-- START DATA BLOCK --
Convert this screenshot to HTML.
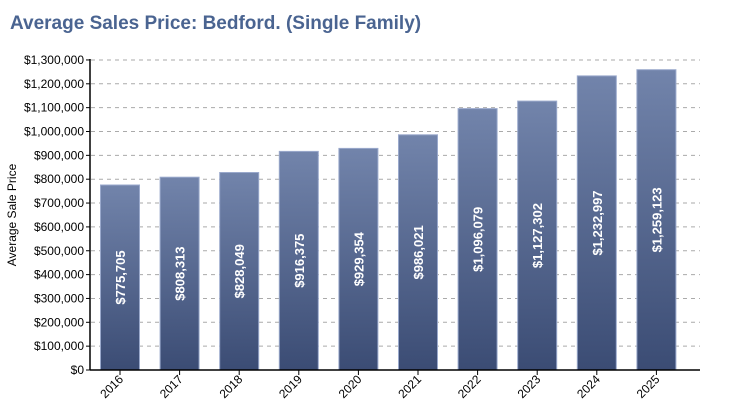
<!DOCTYPE html>
<html><head><meta charset="utf-8"><style>body{margin:0;background:#fff}svg{display:block}</style></head><body>
<svg width="730" height="420" xmlns="http://www.w3.org/2000/svg" font-family="'Liberation Sans',sans-serif">
<defs><linearGradient id="g" x1="0" y1="0" x2="0" y2="1"><stop offset="0" stop-color="#7284ab"/><stop offset="1" stop-color="#3b4c74"/></linearGradient></defs>
<text x="10" y="29" font-size="19" font-weight="bold" fill="#4a6491">Average Sales Price: Bedford. (Single Family)</text>
<text transform="translate(16,215) rotate(-90)" font-size="12" text-anchor="middle" fill="#000">Average Sale Price</text>
<g stroke="#aaa" stroke-dasharray="4,4">
<line x1="91" x2="700" y1="346.15" y2="346.15"/><line x1="91" x2="700" y1="322.3" y2="322.3"/><line x1="91" x2="700" y1="298.45" y2="298.45"/><line x1="91" x2="700" y1="274.6" y2="274.6"/><line x1="91" x2="700" y1="250.75" y2="250.75"/><line x1="91" x2="700" y1="226.9" y2="226.9"/><line x1="91" x2="700" y1="203.05" y2="203.05"/><line x1="91" x2="700" y1="179.2" y2="179.2"/><line x1="91" x2="700" y1="155.35" y2="155.35"/><line x1="91" x2="700" y1="131.5" y2="131.5"/><line x1="91" x2="700" y1="107.65" y2="107.65"/><line x1="91" x2="700" y1="83.8" y2="83.8"/><line x1="91" x2="700" y1="59.95" y2="59.95"/>
</g>
<g stroke="#000">
<line x1="86" x2="90" y1="370" y2="370"/><line x1="86" x2="90" y1="346.15" y2="346.15"/><line x1="86" x2="90" y1="322.3" y2="322.3"/><line x1="86" x2="90" y1="298.45" y2="298.45"/><line x1="86" x2="90" y1="274.6" y2="274.6"/><line x1="86" x2="90" y1="250.75" y2="250.75"/><line x1="86" x2="90" y1="226.9" y2="226.9"/><line x1="86" x2="90" y1="203.05" y2="203.05"/><line x1="86" x2="90" y1="179.2" y2="179.2"/><line x1="86" x2="90" y1="155.35" y2="155.35"/><line x1="86" x2="90" y1="131.5" y2="131.5"/><line x1="86" x2="90" y1="107.65" y2="107.65"/><line x1="86" x2="90" y1="83.8" y2="83.8"/><line x1="86" x2="90" y1="59.95" y2="59.95"/>
</g>
<g font-size="12" text-anchor="end" fill="#000">
<text x="84" y="374">$0</text><text x="84" y="350.15">$100,000</text><text x="84" y="326.3">$200,000</text><text x="84" y="302.45">$300,000</text><text x="84" y="278.6">$400,000</text><text x="84" y="254.75">$500,000</text><text x="84" y="230.9">$600,000</text><text x="84" y="207.05">$700,000</text><text x="84" y="183.2">$800,000</text><text x="84" y="159.35">$900,000</text><text x="84" y="135.5">$1,000,000</text><text x="84" y="111.65">$1,100,000</text><text x="84" y="87.8">$1,200,000</text><text x="84" y="63.95">$1,300,000</text>
</g>
<g fill="url(#g)" stroke="#9aa9cc" stroke-width="1">
<rect x="100.5" y="185" width="39" height="185"/>
<rect x="160.1" y="177.2" width="39" height="192.8"/>
<rect x="219.7" y="172.5" width="39" height="197.5"/>
<rect x="279.3" y="151.4" width="39" height="218.6"/>
<rect x="338.9" y="148.4" width="39" height="221.6"/>
<rect x="398.5" y="134.8" width="39" height="235.2"/>
<rect x="458.1" y="108.6" width="39" height="261.4"/>
<rect x="517.7" y="101.1" width="39" height="268.9"/>
<rect x="577.3" y="75.9" width="39" height="294.1"/>
<rect x="636.9" y="69.7" width="39" height="300.3"/>
</g>
<g font-size="13" font-weight="bold" fill="#fff" text-anchor="middle">
<text transform="translate(125,277.5) rotate(-90)">$775,705</text>
<text transform="translate(184.6,273.6) rotate(-90)">$808,313</text>
<text transform="translate(244.2,271.3) rotate(-90)">$828,049</text>
<text transform="translate(303.8,260.7) rotate(-90)">$916,375</text>
<text transform="translate(363.4,259.2) rotate(-90)">$929,354</text>
<text transform="translate(423,252.4) rotate(-90)">$986,021</text>
<text transform="translate(482.6,239.3) rotate(-90)">$1,096,079</text>
<text transform="translate(542.2,235.6) rotate(-90)">$1,127,302</text>
<text transform="translate(601.8,223) rotate(-90)">$1,232,997</text>
<text transform="translate(661.4,219.9) rotate(-90)">$1,259,123</text>
</g>
<g stroke="#000">
<line x1="120" x2="120" y1="370" y2="375"/><line x1="179.6" x2="179.6" y1="370" y2="375"/><line x1="239.2" x2="239.2" y1="370" y2="375"/><line x1="298.8" x2="298.8" y1="370" y2="375"/><line x1="358.4" x2="358.4" y1="370" y2="375"/><line x1="418" x2="418" y1="370" y2="375"/><line x1="477.6" x2="477.6" y1="370" y2="375"/><line x1="537.2" x2="537.2" y1="370" y2="375"/><line x1="596.8" x2="596.8" y1="370" y2="375"/><line x1="656.4" x2="656.4" y1="370" y2="375"/>
</g>
<g font-size="12" text-anchor="end" fill="#000">
<text transform="translate(124,380) rotate(-45)">2016</text>
<text transform="translate(183.6,380) rotate(-45)">2017</text>
<text transform="translate(243.2,380) rotate(-45)">2018</text>
<text transform="translate(302.8,380) rotate(-45)">2019</text>
<text transform="translate(362.4,380) rotate(-45)">2020</text>
<text transform="translate(422,380) rotate(-45)">2021</text>
<text transform="translate(481.6,380) rotate(-45)">2022</text>
<text transform="translate(541.2,380) rotate(-45)">2023</text>
<text transform="translate(600.8,380) rotate(-45)">2024</text>
<text transform="translate(660.4,380) rotate(-45)">2025</text>
</g>
<line x1="90" x2="90" y1="59" y2="370" stroke="#000" stroke-width="1.5"/>
<line x1="90" x2="700" y1="370" y2="370" stroke="#000" stroke-width="1.5"/>
</svg>
</body></html>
-- END DATA BLOCK --
Transcribe the whole listing, character for character, but not its images.

Convert this screenshot to HTML.
<!DOCTYPE html>
<html><head><meta charset="utf-8"><style>body{margin:0;background:#fff}svg{display:block}</style></head><body>
<svg width="730" height="420" xmlns="http://www.w3.org/2000/svg" font-family="'Liberation Sans',sans-serif">
<defs><linearGradient id="g" x1="0" y1="0" x2="0" y2="1"><stop offset="0" stop-color="#7284ab"/><stop offset="1" stop-color="#3b4c74"/></linearGradient></defs>
<text x="10" y="29" font-size="19" font-weight="bold" fill="#4a6491">Average Sales Price: Bedford. (Single Family)</text>
<text transform="translate(16,215) rotate(-90)" font-size="12" text-anchor="middle" fill="#000">Average Sale Price</text>
<g stroke="#aaa" stroke-dasharray="4,4">
<line x1="91" x2="700" y1="346.15" y2="346.15"/><line x1="91" x2="700" y1="322.3" y2="322.3"/><line x1="91" x2="700" y1="298.45" y2="298.45"/><line x1="91" x2="700" y1="274.6" y2="274.6"/><line x1="91" x2="700" y1="250.75" y2="250.75"/><line x1="91" x2="700" y1="226.9" y2="226.9"/><line x1="91" x2="700" y1="203.05" y2="203.05"/><line x1="91" x2="700" y1="179.2" y2="179.2"/><line x1="91" x2="700" y1="155.35" y2="155.35"/><line x1="91" x2="700" y1="131.5" y2="131.5"/><line x1="91" x2="700" y1="107.65" y2="107.65"/><line x1="91" x2="700" y1="83.8" y2="83.8"/><line x1="91" x2="700" y1="59.95" y2="59.95"/>
</g>
<g stroke="#000">
<line x1="86" x2="90" y1="370" y2="370"/><line x1="86" x2="90" y1="346.15" y2="346.15"/><line x1="86" x2="90" y1="322.3" y2="322.3"/><line x1="86" x2="90" y1="298.45" y2="298.45"/><line x1="86" x2="90" y1="274.6" y2="274.6"/><line x1="86" x2="90" y1="250.75" y2="250.75"/><line x1="86" x2="90" y1="226.9" y2="226.9"/><line x1="86" x2="90" y1="203.05" y2="203.05"/><line x1="86" x2="90" y1="179.2" y2="179.2"/><line x1="86" x2="90" y1="155.35" y2="155.35"/><line x1="86" x2="90" y1="131.5" y2="131.5"/><line x1="86" x2="90" y1="107.65" y2="107.65"/><line x1="86" x2="90" y1="83.8" y2="83.8"/><line x1="86" x2="90" y1="59.95" y2="59.95"/>
</g>
<g font-size="12" text-anchor="end" fill="#000">
<text x="84" y="374">$0</text><text x="84" y="350.15">$100,000</text><text x="84" y="326.3">$200,000</text><text x="84" y="302.45">$300,000</text><text x="84" y="278.6">$400,000</text><text x="84" y="254.75">$500,000</text><text x="84" y="230.9">$600,000</text><text x="84" y="207.05">$700,000</text><text x="84" y="183.2">$800,000</text><text x="84" y="159.35">$900,000</text><text x="84" y="135.5">$1,000,000</text><text x="84" y="111.65">$1,100,000</text><text x="84" y="87.8">$1,200,000</text><text x="84" y="63.95">$1,300,000</text>
</g>
<g fill="url(#g)" stroke="#9aa9cc" stroke-width="1">
<rect x="100.5" y="185" width="39" height="185"/>
<rect x="160.1" y="177.2" width="39" height="192.8"/>
<rect x="219.7" y="172.5" width="39" height="197.5"/>
<rect x="279.3" y="151.4" width="39" height="218.6"/>
<rect x="338.9" y="148.4" width="39" height="221.6"/>
<rect x="398.5" y="134.8" width="39" height="235.2"/>
<rect x="458.1" y="108.6" width="39" height="261.4"/>
<rect x="517.7" y="101.1" width="39" height="268.9"/>
<rect x="577.3" y="75.9" width="39" height="294.1"/>
<rect x="636.9" y="69.7" width="39" height="300.3"/>
</g>
<g font-size="13" font-weight="bold" fill="#fff" text-anchor="middle">
<text transform="translate(125,277.5) rotate(-90)">$775,705</text>
<text transform="translate(184.6,273.6) rotate(-90)">$808,313</text>
<text transform="translate(244.2,271.3) rotate(-90)">$828,049</text>
<text transform="translate(303.8,260.7) rotate(-90)">$916,375</text>
<text transform="translate(363.4,259.2) rotate(-90)">$929,354</text>
<text transform="translate(423,252.4) rotate(-90)">$986,021</text>
<text transform="translate(482.6,239.3) rotate(-90)">$1,096,079</text>
<text transform="translate(542.2,235.6) rotate(-90)">$1,127,302</text>
<text transform="translate(601.8,223) rotate(-90)">$1,232,997</text>
<text transform="translate(661.4,219.9) rotate(-90)">$1,259,123</text>
</g>
<g stroke="#000">
<line x1="120" x2="120" y1="370" y2="375"/><line x1="179.6" x2="179.6" y1="370" y2="375"/><line x1="239.2" x2="239.2" y1="370" y2="375"/><line x1="298.8" x2="298.8" y1="370" y2="375"/><line x1="358.4" x2="358.4" y1="370" y2="375"/><line x1="418" x2="418" y1="370" y2="375"/><line x1="477.6" x2="477.6" y1="370" y2="375"/><line x1="537.2" x2="537.2" y1="370" y2="375"/><line x1="596.8" x2="596.8" y1="370" y2="375"/><line x1="656.4" x2="656.4" y1="370" y2="375"/>
</g>
<g font-size="12" text-anchor="end" fill="#000">
<text transform="translate(124,380) rotate(-45)">2016</text>
<text transform="translate(183.6,380) rotate(-45)">2017</text>
<text transform="translate(243.2,380) rotate(-45)">2018</text>
<text transform="translate(302.8,380) rotate(-45)">2019</text>
<text transform="translate(362.4,380) rotate(-45)">2020</text>
<text transform="translate(422,380) rotate(-45)">2021</text>
<text transform="translate(481.6,380) rotate(-45)">2022</text>
<text transform="translate(541.2,380) rotate(-45)">2023</text>
<text transform="translate(600.8,380) rotate(-45)">2024</text>
<text transform="translate(660.4,380) rotate(-45)">2025</text>
</g>
<line x1="90" x2="90" y1="59" y2="370" stroke="#000" stroke-width="1.5"/>
<line x1="90" x2="700" y1="370" y2="370" stroke="#000" stroke-width="1.5"/>
</svg>
</body></html>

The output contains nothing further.